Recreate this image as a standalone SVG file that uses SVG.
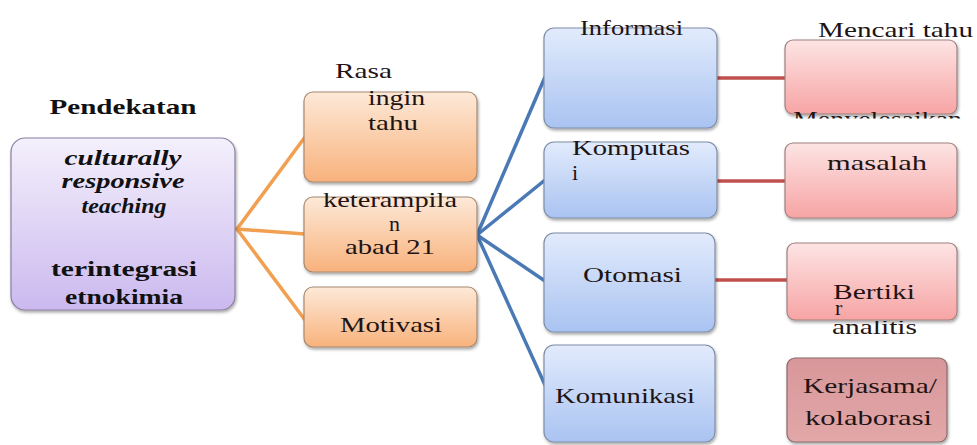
<svg xmlns="http://www.w3.org/2000/svg" width="977" height="445" viewBox="0 0 977 445">
<style>
.t{font-family:Liberation Serif, serif;font-size:22px;fill:#1e1414}
.b{font-weight:bold;fill:#111}
.i{font-style:italic}
.box{stroke-width:1.2}
.c{fill:none;stroke-width:3.5;stroke-linecap:round}
</style>
<defs>
<linearGradient id="gp" x1="0" y1="0" x2="0" y2="1"><stop offset="0" stop-color="#f4f0fc"/><stop offset="1" stop-color="#cbb9ef"/></linearGradient>
<linearGradient id="go" x1="0" y1="0" x2="0" y2="1"><stop offset="0" stop-color="#fde9d8"/><stop offset="1" stop-color="#f8b27c"/></linearGradient>
<linearGradient id="gb" x1="0" y1="0" x2="0" y2="1"><stop offset="0" stop-color="#e2ebfc"/><stop offset="1" stop-color="#a9c3f1"/></linearGradient>
<linearGradient id="gr" x1="0" y1="0" x2="0" y2="1"><stop offset="0" stop-color="#fde4e4"/><stop offset="1" stop-color="#f7a4a4"/></linearGradient>
<linearGradient id="gk" x1="0" y1="0" x2="0" y2="1"><stop offset="0" stop-color="#d8979a"/><stop offset="1" stop-color="#e2a7a8"/></linearGradient>
<filter id="sh" x="-10%" y="-10%" width="125%" height="130%"><feDropShadow dx="1" dy="2" stdDeviation="1.5" flood-color="#000" flood-opacity="0.35"/></filter>
<clipPath id="clipM"><rect x="780" y="100" width="197" height="18.5"/></clipPath>
<clipPath id="clipA"><rect x="780" y="321" width="197" height="30"/></clipPath>
</defs>

<g id="connectors">
<g stroke="#f0a050" class="c">
<line x1="237" y1="229" x2="305" y2="137"/>
<line x1="237" y1="229" x2="305" y2="234"/>
<line x1="237" y1="229" x2="305" y2="320"/>
</g>
<g stroke="#4a79b6" class="c">
<line x1="477" y1="235" x2="545" y2="77"/>
<line x1="477" y1="235" x2="545" y2="180"/>
<line x1="477" y1="235" x2="545" y2="281"/>
<line x1="477" y1="235" x2="545" y2="385"/>
</g>
<g stroke="#c0504d" class="c">
<line x1="717" y1="78" x2="785" y2="78"/>
<line x1="717" y1="181" x2="785" y2="181"/>
<line x1="715" y1="280" x2="787" y2="280"/>
</g>
</g>

<g id="title">
<text class="t b" x="123" y="114" text-anchor="middle" font-size="23" textLength="147" lengthAdjust="spacingAndGlyphs">Pendekatan</text>
</g>

<g id="node-crt">
<rect class="box" x="11" y="138" width="224" height="172" rx="14" fill="url(#gp)" stroke="#8a7fa0" filter="url(#sh)"/>
<text class="t b i" x="123" y="165" text-anchor="middle" textLength="117" lengthAdjust="spacingAndGlyphs">culturally</text>
<text class="t b i" x="123" y="188" text-anchor="middle" textLength="123" lengthAdjust="spacingAndGlyphs">responsive</text>
<text class="t b i" x="124" y="213" text-anchor="middle" textLength="85" lengthAdjust="spacingAndGlyphs">teaching</text>
<text class="t b" x="124" y="276" text-anchor="middle" textLength="146" lengthAdjust="spacingAndGlyphs">terintegrasi</text>
<text class="t b" x="124" y="304" text-anchor="middle" textLength="118" lengthAdjust="spacingAndGlyphs">etnokimia</text>
</g>

<g id="node-rasa">
<rect class="box" x="304" y="92" width="173" height="90" rx="9" fill="url(#go)" stroke="#a88a70" filter="url(#sh)"/>
<text class="t" x="335" y="78" textLength="57" lengthAdjust="spacingAndGlyphs">Rasa</text>
<text class="t" x="368" y="105" textLength="57" lengthAdjust="spacingAndGlyphs">ingin</text>
<text class="t" x="368" y="130" textLength="50" lengthAdjust="spacingAndGlyphs">tahu</text>
</g>

<g id="node-keterampilan">
<rect class="box" x="304" y="197" width="173" height="75" rx="9" fill="url(#go)" stroke="#a88a70" filter="url(#sh)"/>
<text class="t" x="323" y="207" textLength="134" lengthAdjust="spacingAndGlyphs">keterampila</text>
<text class="t" x="389" y="231" font-size="20">n</text>
<text class="t" x="345" y="254" textLength="90" lengthAdjust="spacingAndGlyphs">abad 21</text>
</g>

<g id="node-motivasi">
<rect class="box" x="304" y="287" width="173" height="60" rx="9" fill="url(#go)" stroke="#a88a70" filter="url(#sh)"/>
<text class="t" x="340" y="332" textLength="102" lengthAdjust="spacingAndGlyphs">Motivasi</text>
</g>

<g id="node-informasi">
<rect class="box" x="544" y="28" width="173" height="100" rx="10" fill="url(#gb)" stroke="#7f8ea8" filter="url(#sh)"/>
<text class="t" x="580" y="35" textLength="103" lengthAdjust="spacingAndGlyphs">Informasi</text>
</g>

<g id="node-komputasi">
<rect class="box" x="544" y="142" width="173" height="76" rx="10" fill="url(#gb)" stroke="#7f8ea8" filter="url(#sh)"/>
<text class="t" x="572" y="155" textLength="118" lengthAdjust="spacingAndGlyphs">Komputas</text>
<text class="t" x="572" y="180">i</text>
</g>

<g id="node-otomasi">
<rect class="box" x="544" y="233" width="171" height="99" rx="10" fill="url(#gb)" stroke="#7f8ea8" filter="url(#sh)"/>
<text class="t" x="583" y="282" textLength="99" lengthAdjust="spacingAndGlyphs">Otomasi</text>
</g>

<g id="node-komunikasi">
<rect class="box" x="544" y="345" width="171" height="97" rx="10" fill="url(#gb)" stroke="#7f8ea8" filter="url(#sh)"/>
<text class="t" x="555" y="403" textLength="140" lengthAdjust="spacingAndGlyphs">Komunikasi</text>
</g>

<g id="node-mencari">
<rect class="box" x="785" y="40" width="172" height="74" rx="8" fill="url(#gr)" stroke="#a08080" filter="url(#sh)"/>
<text class="t" x="818" y="37" textLength="155" lengthAdjust="spacingAndGlyphs">Mencari tahu</text>
<text class="t" x="793" y="126" textLength="169" lengthAdjust="spacingAndGlyphs" clip-path="url(#clipM)">Menyelesaikan</text>
</g>

<g id="node-masalah">
<rect class="box" x="785" y="143" width="172" height="75" rx="8" fill="url(#gr)" stroke="#a08080" filter="url(#sh)"/>
<text class="t" x="827" y="170" textLength="100" lengthAdjust="spacingAndGlyphs">masalah</text>
</g>

<g id="node-berfikir">
<rect class="box" x="787" y="243" width="170" height="77" rx="8" fill="url(#gr)" stroke="#a08080" filter="url(#sh)"/>
<text class="t" x="833" y="299" font-size="21" textLength="82" lengthAdjust="spacingAndGlyphs">Bertiki</text>
<text class="t" x="835" y="315" font-size="16">r</text>
<text class="t" x="832" y="334" textLength="85" lengthAdjust="spacingAndGlyphs" clip-path="url(#clipA)">analitis</text>
</g>

<g id="node-kerjasama">
<rect class="box" x="787" y="358" width="160" height="84" rx="8" fill="url(#gk)" stroke="#8a6a6a" filter="url(#sh)"/>
<text class="t" x="803" y="393" textLength="134" lengthAdjust="spacingAndGlyphs">Kerjasama/</text>
<text class="t" x="805" y="425" textLength="127" lengthAdjust="spacingAndGlyphs">kolaborasi</text>
</g>
</svg>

============

* _Instructions to follow_: Go through the listing above and write it all out exactly, leaving out any picture.

* _Solution to this exercise_:
Recreate this image as a standalone SVG file that uses SVG.
<svg xmlns="http://www.w3.org/2000/svg" width="977" height="445" viewBox="0 0 977 445">
<style>
.t{font-family:Liberation Serif, serif;font-size:22px;fill:#1e1414}
.b{font-weight:bold;fill:#111}
.i{font-style:italic}
.box{stroke-width:1.2}
.c{fill:none;stroke-width:3.5;stroke-linecap:round}
</style>
<defs>
<linearGradient id="gp" x1="0" y1="0" x2="0" y2="1"><stop offset="0" stop-color="#f4f0fc"/><stop offset="1" stop-color="#cbb9ef"/></linearGradient>
<linearGradient id="go" x1="0" y1="0" x2="0" y2="1"><stop offset="0" stop-color="#fde9d8"/><stop offset="1" stop-color="#f8b27c"/></linearGradient>
<linearGradient id="gb" x1="0" y1="0" x2="0" y2="1"><stop offset="0" stop-color="#e2ebfc"/><stop offset="1" stop-color="#a9c3f1"/></linearGradient>
<linearGradient id="gr" x1="0" y1="0" x2="0" y2="1"><stop offset="0" stop-color="#fde4e4"/><stop offset="1" stop-color="#f7a4a4"/></linearGradient>
<linearGradient id="gk" x1="0" y1="0" x2="0" y2="1"><stop offset="0" stop-color="#d8979a"/><stop offset="1" stop-color="#e2a7a8"/></linearGradient>
<filter id="sh" x="-10%" y="-10%" width="125%" height="130%"><feDropShadow dx="1" dy="2" stdDeviation="1.5" flood-color="#000" flood-opacity="0.35"/></filter>
<clipPath id="clipM"><rect x="780" y="100" width="197" height="18.5"/></clipPath>
<clipPath id="clipA"><rect x="780" y="321" width="197" height="30"/></clipPath>
</defs>

<g id="connectors">
<g stroke="#f0a050" class="c">
<line x1="237" y1="229" x2="305" y2="137"/>
<line x1="237" y1="229" x2="305" y2="234"/>
<line x1="237" y1="229" x2="305" y2="320"/>
</g>
<g stroke="#4a79b6" class="c">
<line x1="477" y1="235" x2="545" y2="77"/>
<line x1="477" y1="235" x2="545" y2="180"/>
<line x1="477" y1="235" x2="545" y2="281"/>
<line x1="477" y1="235" x2="545" y2="385"/>
</g>
<g stroke="#c0504d" class="c">
<line x1="717" y1="78" x2="785" y2="78"/>
<line x1="717" y1="181" x2="785" y2="181"/>
<line x1="715" y1="280" x2="787" y2="280"/>
</g>
</g>

<g id="title">
<text class="t b" x="123" y="114" text-anchor="middle" font-size="23" textLength="147" lengthAdjust="spacingAndGlyphs">Pendekatan</text>
</g>

<g id="node-crt">
<rect class="box" x="11" y="138" width="224" height="172" rx="14" fill="url(#gp)" stroke="#8a7fa0" filter="url(#sh)"/>
<text class="t b i" x="123" y="165" text-anchor="middle" textLength="117" lengthAdjust="spacingAndGlyphs">culturally</text>
<text class="t b i" x="123" y="188" text-anchor="middle" textLength="123" lengthAdjust="spacingAndGlyphs">responsive</text>
<text class="t b i" x="124" y="213" text-anchor="middle" textLength="85" lengthAdjust="spacingAndGlyphs">teaching</text>
<text class="t b" x="124" y="276" text-anchor="middle" textLength="146" lengthAdjust="spacingAndGlyphs">terintegrasi</text>
<text class="t b" x="124" y="304" text-anchor="middle" textLength="118" lengthAdjust="spacingAndGlyphs">etnokimia</text>
</g>

<g id="node-rasa">
<rect class="box" x="304" y="92" width="173" height="90" rx="9" fill="url(#go)" stroke="#a88a70" filter="url(#sh)"/>
<text class="t" x="335" y="78" textLength="57" lengthAdjust="spacingAndGlyphs">Rasa</text>
<text class="t" x="368" y="105" textLength="57" lengthAdjust="spacingAndGlyphs">ingin</text>
<text class="t" x="368" y="130" textLength="50" lengthAdjust="spacingAndGlyphs">tahu</text>
</g>

<g id="node-keterampilan">
<rect class="box" x="304" y="197" width="173" height="75" rx="9" fill="url(#go)" stroke="#a88a70" filter="url(#sh)"/>
<text class="t" x="323" y="207" textLength="134" lengthAdjust="spacingAndGlyphs">keterampila</text>
<text class="t" x="389" y="231" font-size="20">n</text>
<text class="t" x="345" y="254" textLength="90" lengthAdjust="spacingAndGlyphs">abad 21</text>
</g>

<g id="node-motivasi">
<rect class="box" x="304" y="287" width="173" height="60" rx="9" fill="url(#go)" stroke="#a88a70" filter="url(#sh)"/>
<text class="t" x="340" y="332" textLength="102" lengthAdjust="spacingAndGlyphs">Motivasi</text>
</g>

<g id="node-informasi">
<rect class="box" x="544" y="28" width="173" height="100" rx="10" fill="url(#gb)" stroke="#7f8ea8" filter="url(#sh)"/>
<text class="t" x="580" y="35" textLength="103" lengthAdjust="spacingAndGlyphs">Informasi</text>
</g>

<g id="node-komputasi">
<rect class="box" x="544" y="142" width="173" height="76" rx="10" fill="url(#gb)" stroke="#7f8ea8" filter="url(#sh)"/>
<text class="t" x="572" y="155" textLength="118" lengthAdjust="spacingAndGlyphs">Komputas</text>
<text class="t" x="572" y="180">i</text>
</g>

<g id="node-otomasi">
<rect class="box" x="544" y="233" width="171" height="99" rx="10" fill="url(#gb)" stroke="#7f8ea8" filter="url(#sh)"/>
<text class="t" x="583" y="282" textLength="99" lengthAdjust="spacingAndGlyphs">Otomasi</text>
</g>

<g id="node-komunikasi">
<rect class="box" x="544" y="345" width="171" height="97" rx="10" fill="url(#gb)" stroke="#7f8ea8" filter="url(#sh)"/>
<text class="t" x="555" y="403" textLength="140" lengthAdjust="spacingAndGlyphs">Komunikasi</text>
</g>

<g id="node-mencari">
<rect class="box" x="785" y="40" width="172" height="74" rx="8" fill="url(#gr)" stroke="#a08080" filter="url(#sh)"/>
<text class="t" x="818" y="37" textLength="155" lengthAdjust="spacingAndGlyphs">Mencari tahu</text>
<text class="t" x="793" y="126" textLength="169" lengthAdjust="spacingAndGlyphs" clip-path="url(#clipM)">Menyelesaikan</text>
</g>

<g id="node-masalah">
<rect class="box" x="785" y="143" width="172" height="75" rx="8" fill="url(#gr)" stroke="#a08080" filter="url(#sh)"/>
<text class="t" x="827" y="170" textLength="100" lengthAdjust="spacingAndGlyphs">masalah</text>
</g>

<g id="node-berfikir">
<rect class="box" x="787" y="243" width="170" height="77" rx="8" fill="url(#gr)" stroke="#a08080" filter="url(#sh)"/>
<text class="t" x="833" y="299" font-size="21" textLength="82" lengthAdjust="spacingAndGlyphs">Bertiki</text>
<text class="t" x="835" y="315" font-size="16">r</text>
<text class="t" x="832" y="334" textLength="85" lengthAdjust="spacingAndGlyphs" clip-path="url(#clipA)">analitis</text>
</g>

<g id="node-kerjasama">
<rect class="box" x="787" y="358" width="160" height="84" rx="8" fill="url(#gk)" stroke="#8a6a6a" filter="url(#sh)"/>
<text class="t" x="803" y="393" textLength="134" lengthAdjust="spacingAndGlyphs">Kerjasama/</text>
<text class="t" x="805" y="425" textLength="127" lengthAdjust="spacingAndGlyphs">kolaborasi</text>
</g>
</svg>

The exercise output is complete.